Whistleblowers should continue to expect the government’s pursuit of some enforcement actions to be tempered by limited resources as both the IRS and CFTC have recently acknowledged insufficient funding is causing tough choices within their agencies
The USA Today reported today that the IRS audit rates for large U.S. corporations fell to their lowest level in at least a decade. Corporations were considered large if they had at least $10 million in assets. The IRS Commissioner told USA Today that it is the lowest level of staffing for the tax regulator in twenty years. As a result, audit-related revenue fell to its lowest level in more than a decade. This collection decline is expected to continue as staffing of enforcement personnel remains low.

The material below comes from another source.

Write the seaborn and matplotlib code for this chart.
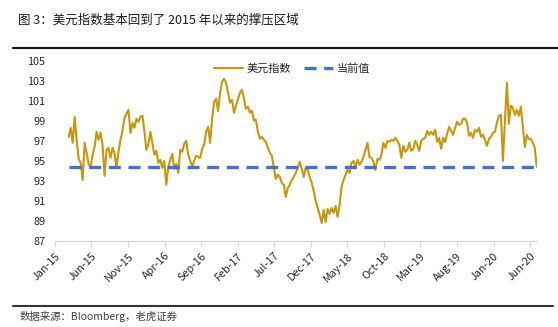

Earlier this month, the CFTC Chair Timothy Massad told a House budget hearing that the commodities regulator needed more money in order to be able to monitor high speed and algorithmic trading. Much of the proposed budget increase would be used on market surveillance and data collection, since the agency needs to build sophisticated analytical tools to keep up with electronic traders. Massad also said the CFTC’s budget doesn’t allow it to pursue every worth enforcement action, identifying cases of spoofing and precious-metals scams as some that may miss the cutoff because of insufficient funding.
These reports identifying inadequate funding have become an annual process as government agencies fight Congress to justify their proposed budget increases. The SEC and CFTC funding was part of a deal in the last budget battle related to the repeal of the swaps push out rule. Nevertheless, Congress continues to withhold funding from the IRS, which has been cut more than a billion dollars over the last five years.